Mansfield’s fears were unfounded — at least for 35 years. Now they have been realized at the hands of an obstructionist Senate Democratic minority. Senate Majority Leader Bill Frist should take away their ability to mount unprecedented judicial filibusters through the so-called nuclear option, then sleep the sleep of an utterly justified defender of Senate tradition.”

The Dean article asserts that the Senate article cited above “suggests that LBJ had the votes to get Fortas confirmed, but not to get past the filibuster.” Dean must be divining this from penumbras and emanations. The statement that Johnson believe he “just barely had the support to confirm” was referring to LBJ’s thinking when he made the nomination, not when he withdrew it. The Senate site also quotes LBJ as saying privately that if he had another term the outcome would have been different, but that doesn’t mean he though he could have gotten 50 votes to confirm absent the filibuster.

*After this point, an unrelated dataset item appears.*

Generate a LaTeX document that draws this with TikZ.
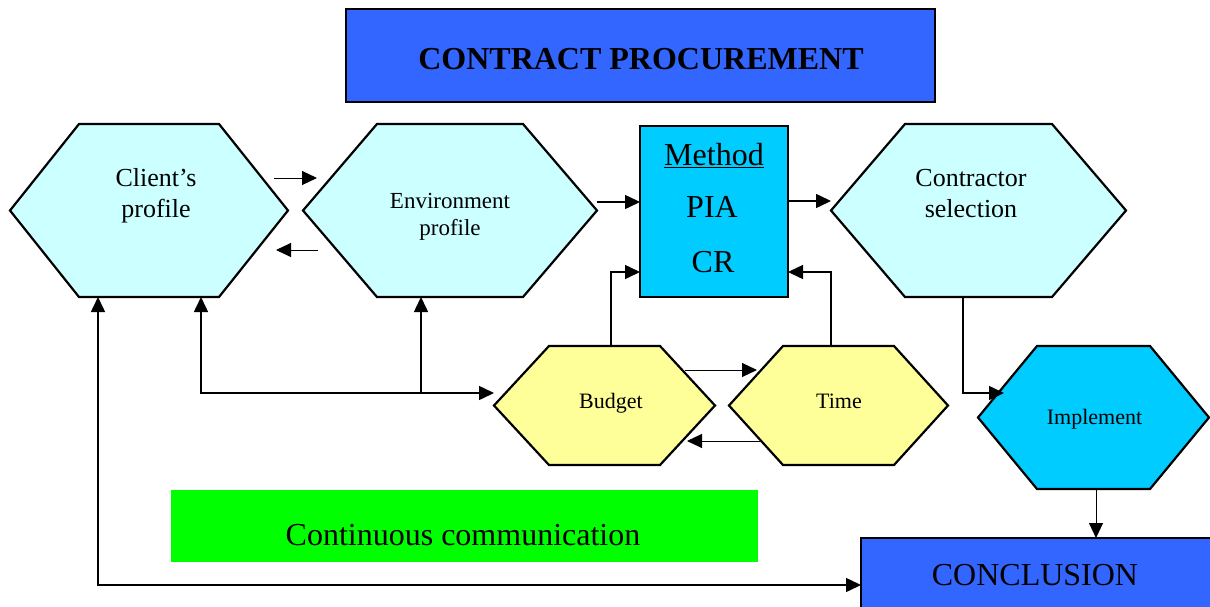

Of the appellate judge nominees who have been strung along for years, it is likely that all would be confirmed if brought to a vote, although there have been some suggestions that one might be defeated. There is nothing radical or “out of the mainstream” about them, despite the ridiculous smears that have been attempted. In short there has been no case of “extraordinary circumstances” that would justify the tactics of the minority. The Fortas case, in its uniqueness, proves that point.